Set problem: Emit a verbatim copy of the lines below from the line with "Write a Python" through the line with "import plotly.graph_objects as go", excluding pictures and everything outside that range.

-------- Supplied entries

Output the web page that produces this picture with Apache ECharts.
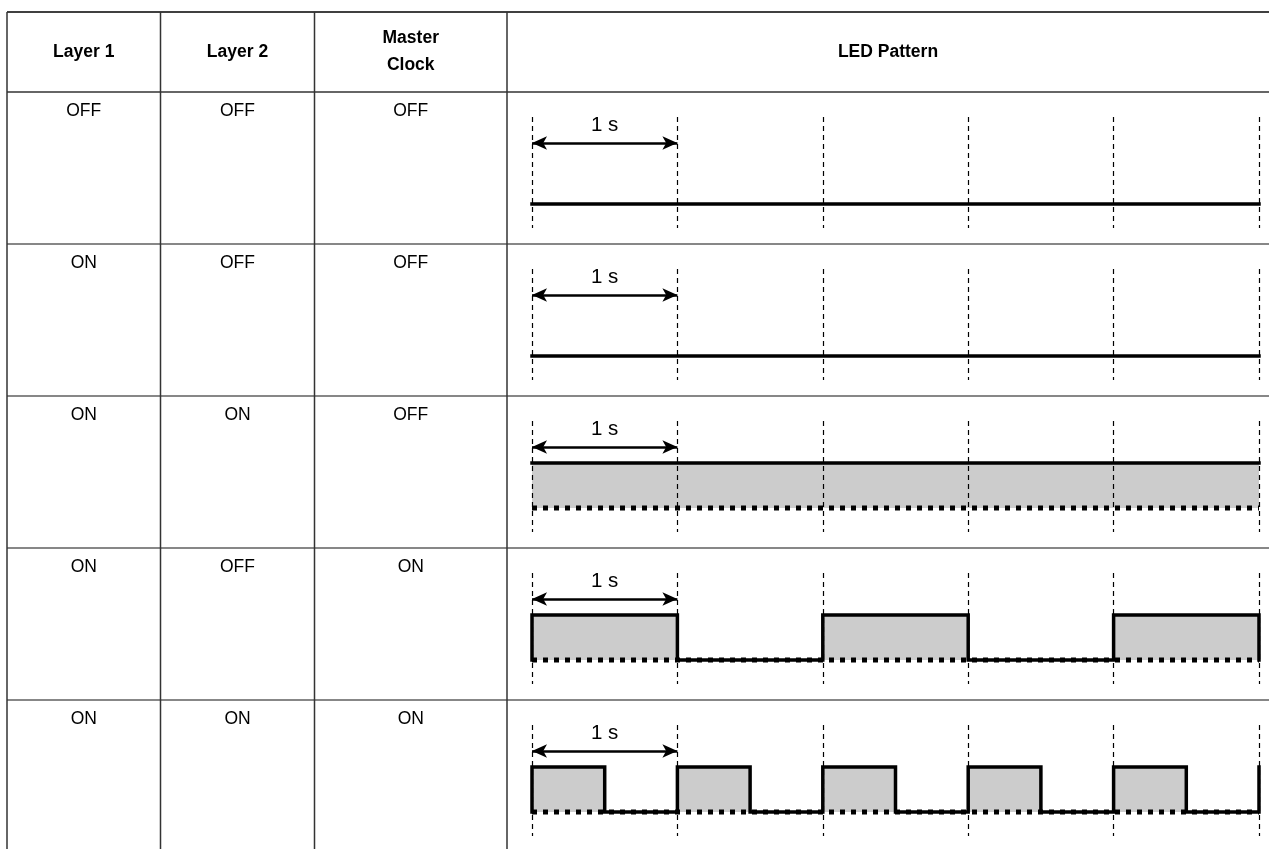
<!DOCTYPE html>
<html>
<head>
<meta charset="utf-8">
<script src="https://cdn.jsdelivr.net/npm/echarts@6/dist/echarts.min.js"></script>
<style>
html,body{margin:0;padding:0;background:#fff;}
#chart{width:1269px;height:849px;}
</style>
</head>
<body>
<div id="chart"></div>
<script>
// ---------------- DATA ----------------
const headerLabels = ['Layer 1', 'Layer 2', 'Master\nClock', 'LED Pattern'];
const layer1 = ['OFF', 'ON', 'ON', 'ON', 'ON'];
const layer2 = ['OFF', 'OFF', 'ON', 'OFF', 'ON'];
const masterClock = ['OFF', 'OFF', 'OFF', 'ON', 'ON'];

// LED waveforms: [time (s), level (0 = off, 1 = on)]
const ledWave1 = [[0, 0], [5, 0]];
const ledWave2 = [[0, 0], [5, 0]];
const ledWave3 = [[0, 1], [5, 1]];
const ledWave4 = [[0, 0], [0, 1], [1, 1], [1, 0], [2, 0], [2, 1], [3, 1], [3, 0], [4, 0], [4, 1], [5, 1], [5, 0]];
const ledWave5 = [[0, 0], [0, 1], [0.5, 1], [0.5, 0], [1, 0], [1, 1], [1.5, 1], [1.5, 0], [2, 0], [2, 1], [2.5, 1], [2.5, 0],
                  [3, 0], [3, 1], [3.5, 1], [3.5, 0], [4, 0], [4, 1], [4.5, 1], [4.5, 0], [5, 0], [5, 1]];
const ledFilled = [false, false, true, true, true];
const ledBaseline = [[0, 0], [5, 0]];
const timeSpan = [0, 5];
const periodMarker = [0, 1];
const periodLabel = '1 s';

// ---------------- LAYOUT ----------------
const W = 1269, H = 849;
const colX = [7, 160.5, 314.5, 507, W];
const tableTop = 12, headerBottom = 92;
const rowTops = [92, 244, 396, 548, 700];
const gridTopOff = 25, gridH = 111;
const yMax = 1.933, yMin = -0.533;
const arrowY = 1.356;
const FONT = '"Liberation Sans", Arial, Helvetica, sans-serif';

const waves = [ledWave1, ledWave2, ledWave3, ledWave4, ledWave5];
const cols = [layer1, layer2, masterClock];

const graphic = [];
// table lines
graphic.push({type: 'line', shape: {x1: colX[0], y1: tableTop, x2: W, y2: tableTop}, style: {stroke: '#000', lineWidth: 1.5}});
graphic.push({type: 'line', shape: {x1: colX[0], y1: headerBottom, x2: W, y2: headerBottom}, style: {stroke: '#333', lineWidth: 1.5}});
rowTops.slice(1).forEach(y => {
  graphic.push({type: 'line', shape: {x1: colX[0], y1: y, x2: W, y2: y}, style: {stroke: '#111', lineWidth: 1.2}});
});
colX.slice(0, 4).forEach(x => {
  graphic.push({type: 'line', shape: {x1: x, y1: tableTop, x2: x, y2: H}, style: {stroke: '#333', lineWidth: 1.5}});
});
// header texts
headerLabels.forEach((t, i) => {
  const cx = (colX[i] + colX[i + 1]) / 2;
  graphic.push({type: 'text', style: {text: t, x: cx, y: (tableTop + headerBottom) / 2,
    textAlign: 'center', textVerticalAlign: 'middle', align: 'center', verticalAlign: 'middle',
    font: 'bold 17.5px ' + FONT, lineHeight: 27, fill: '#000'}});
});
// cell texts
cols.forEach((col, c) => {
  const cx = (colX[c] + colX[c + 1]) / 2;
  col.forEach((t, r) => {
    graphic.push({type: 'text', style: {text: t, x: cx, y: rowTops[r] + 19,
      textAlign: 'center', textVerticalAlign: 'middle', align: 'center', verticalAlign: 'middle',
      font: '17.5px ' + FONT, fill: '#000'}});
  });
});

const grids = [], xAxes = [], yAxes = [], series = [];
waves.forEach((wave, i) => {
  grids.push({left: 532, right: W - 1259, top: rowTops[i] + gridTopOff, height: gridH, containLabel: false});
  xAxes.push({type: 'value', gridIndex: i, min: timeSpan[0], max: timeSpan[1], interval: 1, z: 5,
    axisLine: {show: false}, axisTick: {show: false}, axisLabel: {show: false},
    splitLine: {show: true, showMinLine: true, showMaxLine: true, lineStyle: {color: '#000', width: 1.2, type: [5, 4]}}});
  yAxes.push({type: 'value', gridIndex: i, min: yMin, max: yMax,
    axisLine: {show: false}, axisTick: {show: false}, axisLabel: {show: false}, splitLine: {show: false}});
  const s = {type: 'line', xAxisIndex: i, yAxisIndex: i, data: wave, symbol: 'none', animation: false, z: 3,
    lineStyle: {color: '#000', width: 3.5, cap: 'square', join: 'miter'},
    markLine: {silent: true, animation: false, symbol: ['arrow', 'arrow'], symbolSize: [10, 15],
      lineStyle: {color: '#000', width: 2.5, type: 'solid'},
      label: {show: true, formatter: periodLabel, position: 'middle', distance: 7, fontSize: 20.5, color: '#000', fontFamily: FONT},
      emphasis: {disabled: true},
      data: [[{coord: [periodMarker[0], arrowY]}, {coord: [periodMarker[1], arrowY]}]]}};
  if (ledFilled[i]) s.areaStyle = {color: '#cccccc', opacity: 1, origin: 0};
  series.push(s);
  if (ledFilled[i]) {
    series.push({type: 'line', xAxisIndex: i, yAxisIndex: i, data: ledBaseline, symbol: 'none', animation: false, z: 4,
      lineStyle: {color: '#000', width: 5, type: [5, 6], cap: 'butt'}});
  }
});

const chart = echarts.init(document.getElementById('chart'), null, {renderer: 'canvas'});
chart.setOption({
  backgroundColor: '#fff',
  animation: false,
  grid: grids, xAxis: xAxes, yAxis: yAxes, series: series,
  graphic: graphic
});
</script>
</body>
</html>
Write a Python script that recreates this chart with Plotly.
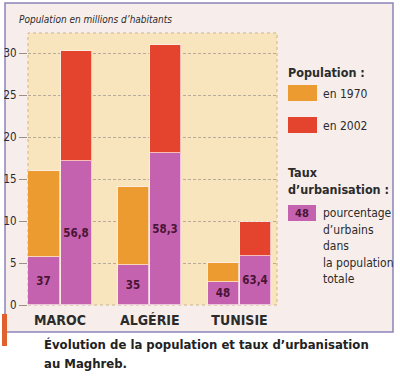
import plotly.graph_objects as go

# ---- data ----
countries = ["MAROC", "ALGÉRIE", "TUNISIE"]
years = ["1970", "2002"]
total_1970 = [16.0, 14.0, 5.0]          # millions
total_2002 = [30.2, 31.0, 9.85]
urban_1970 = [5.7, 4.8, 2.7]            # urban part (millions)
urban_2002 = [17.1, 18.1, 5.8]
pct_1970 = ["37", "35", "48"]
pct_2002 = ["56,8", "58,3", "63,4"]
yticks = [0, 5, 10, 15, 20, 25, 30]

W, H = 400, 380
L, R, T, B = 28, 277, 33, 305


def px(x):
    return (x - L) / (R - L)


def py(y):
    return (B - y) / (B - T)


GROUP_STEP = 2.8
x70 = [i * GROUP_STEP for i in range(len(countries))]
x02 = [i * GROUP_STEP + 1 for i in range(len(countries))]
centers = [i * GROUP_STEP + 0.5 for i in range(len(countries))]

ORANGE = "#eb9b30"
RED = "#e4432d"
PURPLE = "#c562b0"
TXT = "#2b2b2b"
LBL = "#4a1535"
FONT = "DejaVu Sans Condensed, Roboto, sans-serif"

rural_1970 = [t - u for t, u in zip(total_1970, urban_1970)]
rural_2002 = [t - u for t, u in zip(total_2002, urban_2002)]

fig = go.Figure()
bw = 0.97
line = dict(color="rgba(255,240,240,0.7)", width=1)
lblfont = dict(family=FONT, size=11.5, color=LBL, weight="bold")
fig.add_bar(x=x70, y=urban_1970, width=bw, marker=dict(color=PURPLE, line=line),
            text=pct_1970, textposition="inside", insidetextanchor="middle",
            textangle=0, constraintext="none", textfont=lblfont, name="urb 1970")
fig.add_bar(x=x70, y=rural_1970, width=bw, marker=dict(color=ORANGE, line=line), name="1970")
fig.add_bar(x=x02, y=urban_2002, width=bw, marker=dict(color=PURPLE, line=line),
            text=pct_2002, textposition="inside", insidetextanchor="middle",
            textangle=0, constraintext="none", textfont=lblfont, name="urb 2002")
fig.add_bar(x=x02, y=rural_2002, width=bw, marker=dict(color=RED, line=line), name="2002")

shapes = []
# panel background
shapes.append(dict(type="rect", xref="paper", yref="paper", layer="below",
                   x0=px(5), x1=px(393), y0=py(332), y1=py(3),
                   fillcolor="#f7eeeb", line=dict(color="#8d84bb", width=1.5)))
# plot area background
shapes.append(dict(type="rect", xref="paper", yref="paper", layer="below",
                   x0=0, x1=1, y0=0, y1=1, fillcolor="#f8e4bd",
                   line=dict(color="#c9b48c", width=1, dash="dot")))
# orange mark on left edge
shapes.append(dict(type="rect", xref="paper", yref="paper",
                   x0=px(2), x1=px(7), y0=py(346), y1=py(314),
                   fillcolor="#e0612e", line=dict(width=0)))
# legend swatches
shapes.append(dict(type="rect", xref="paper", yref="paper",
                   x0=px(288), x1=px(317), y0=py(101), y1=py(85),
                   fillcolor=ORANGE, line=dict(width=0)))
shapes.append(dict(type="rect", xref="paper", yref="paper",
                   x0=px(288), x1=px(317), y0=py(133), y1=py(117),
                   fillcolor=RED, line=dict(width=0)))
shapes.append(dict(type="rect", xref="paper", yref="paper",
                   x0=px(288), x1=px(316), y0=py(221), y1=py(205),
                   fillcolor=PURPLE, line=dict(width=0)))

ann = []


def text(x, y, s, size=13, bold=False, italic=False, xanchor="left", color=TXT):
    ann.append(dict(xref="paper", yref="paper", x=px(x), y=py(y), text=s,
                    showarrow=False, xanchor=xanchor, yanchor="middle",
                    font=dict(family=FONT, size=size, color=color,
                              weight="bold" if bold else "normal",
                              style="italic" if italic else "normal")))


text(17, 20, "Population en millions d’habitants", size=10, italic=True)
text(286, 72, "Population :", size=12.5, bold=True)
text(321, 94, "en 1970", size=12)
text(321, 126, "en 2002", size=12)
text(286, 172, "Taux", size=12.5, bold=True)
text(286, 189, "d’urbanisation :", size=12.5, bold=True)
text(302, 213, "48", size=11, bold=True, xanchor="center", color=LBL)
for i, s in enumerate(["pourcentage", "d’urbains", "dans", "la population", "totale"]):
    text(321, 213 + i * 16.5, s, size=12)
text(42, 344, "Évolution de la population et taux d’urbanisation", size=13, bold=True, color="#222")
text(42, 363, "au Maghreb.", size=13, bold=True, color="#222")

fig.update_layout(
    width=W, height=H, autosize=False,
    margin=dict(l=L, r=W - R, t=T, b=H - B, pad=0),
    paper_bgcolor="white", plot_bgcolor="rgba(0,0,0,0)",
    barmode="stack", showlegend=False, bargap=0,
    shapes=shapes, annotations=ann,
    font=dict(family=FONT, color=TXT),
)
fig.update_xaxes(range=[-0.5, -0.5 + (R - L) / 32.05], tickvals=centers, ticktext=countries,
                 showgrid=False, zeroline=False, showline=False, ticks="", automargin=False,
                 ticklabelstandoff=5,
                 tickfont=dict(family=FONT, size=14, color=TXT, weight="bold"))
fig.update_yaxes(range=[0, (B - T) / 8.4], tickvals=yticks, showgrid=True,
                 gridcolor="#b9ab9c", griddash="3px,2px", gridwidth=1, automargin=False,
                 zeroline=False, showline=False, ticks="outside", ticklen=8,
                 tickcolor="#9a9088", tickfont=dict(family=FONT, size=11.5, color=TXT))

fig.write_html("out.html", config={"displayModeBar": False},
               post_script="document.body.style.margin='0';document.body.style.overflow='hidden';")
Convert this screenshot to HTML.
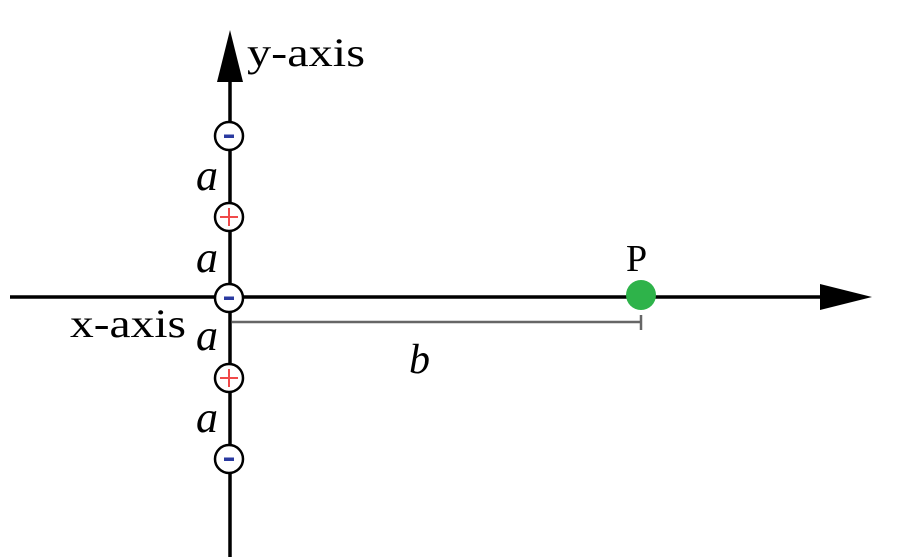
<!DOCTYPE html>
<html><head><meta charset="utf-8"><style>
html,body{margin:0;padding:0;background:#fff;}
svg{display:block;}
text{font-family:"Liberation Serif",serif;}
</style></head><body>
<svg width="914" height="557" viewBox="0 0 914 557">
<rect width="914" height="557" fill="#fff"/>
<g id="axes">
<line x1="10" y1="297" x2="830" y2="297" stroke="#000" stroke-width="3.5"/>
<polygon points="820,284 872,297 820,310" fill="#000"/>
<line x1="230" y1="60" x2="230" y2="557" stroke="#000" stroke-width="3.5"/>
<polygon points="217,82 230,30 243,82" fill="#000"/>
<text x="247" y="66" font-size="40" textLength="118" lengthAdjust="spacingAndGlyphs">y-axis</text>
<text x="70" y="337" font-size="40" textLength="116" lengthAdjust="spacingAndGlyphs">x-axis</text>
</g>
<g id="measure">
<line x1="232" y1="322" x2="641" y2="322" stroke="#666" stroke-width="2.5"/>
<line x1="641" y1="315" x2="641" y2="330" stroke="#666" stroke-width="2.5"/>
<text x="409" y="373" font-size="42" font-style="italic">b</text>
</g>
<g id="charges"></g>
<g id="point-p">
<circle cx="641" cy="295" r="15" fill="#2eb34a"/>
<text x="626" y="271" font-size="38">P</text>
</g>
</svg>
<script>
const chargeSigns = ["-", "+", "-", "+", "-"];
const chargeYs = [136, 217, 298, 378, 459];
const spacingLabelYs = [190, 272, 350, 432];
const ns = "http://www.w3.org/2000/svg";
const g = document.getElementById("charges");
chargeSigns.forEach((s, i) => {
  const c = document.createElementNS(ns, "circle");
  c.setAttribute("cx", 229); c.setAttribute("cy", chargeYs[i]); c.setAttribute("r", 14);
  c.setAttribute("fill", "#fff"); c.setAttribute("stroke", "#000"); c.setAttribute("stroke-width", 2.5);
  
  
  g.appendChild(c);
  if (s === "-") {
    const r = document.createElementNS(ns, "rect");
    r.setAttribute("x", 224); r.setAttribute("y", chargeYs[i] - 1.5); r.setAttribute("width", 10); r.setAttribute("height", 3.5);
    r.setAttribute("fill", "#2a3aa0");
    
    
    g.appendChild(r);
  } else {
    const p = document.createElementNS(ns, "path");
    p.setAttribute("d", `M220 ${chargeYs[i]} H238 M229 ${chargeYs[i]-9} V${chargeYs[i]+9}`);
    p.setAttribute("stroke", "#f04a4a"); p.setAttribute("stroke-width", 2);
    
    
    g.appendChild(p);
  }
});
spacingLabelYs.forEach(y => {
  const t = document.createElementNS(ns, "text");
  t.setAttribute("x", 196); t.setAttribute("y", y);
  t.setAttribute("font-size", 44); t.setAttribute("font-style", "italic");
  t.textContent = "a";
  
  
  g.appendChild(t);
});
</script>
</body></html>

----------------

Full solution:
Write a Python script that recreates this chart with Plotly.
import plotly.graph_objects as go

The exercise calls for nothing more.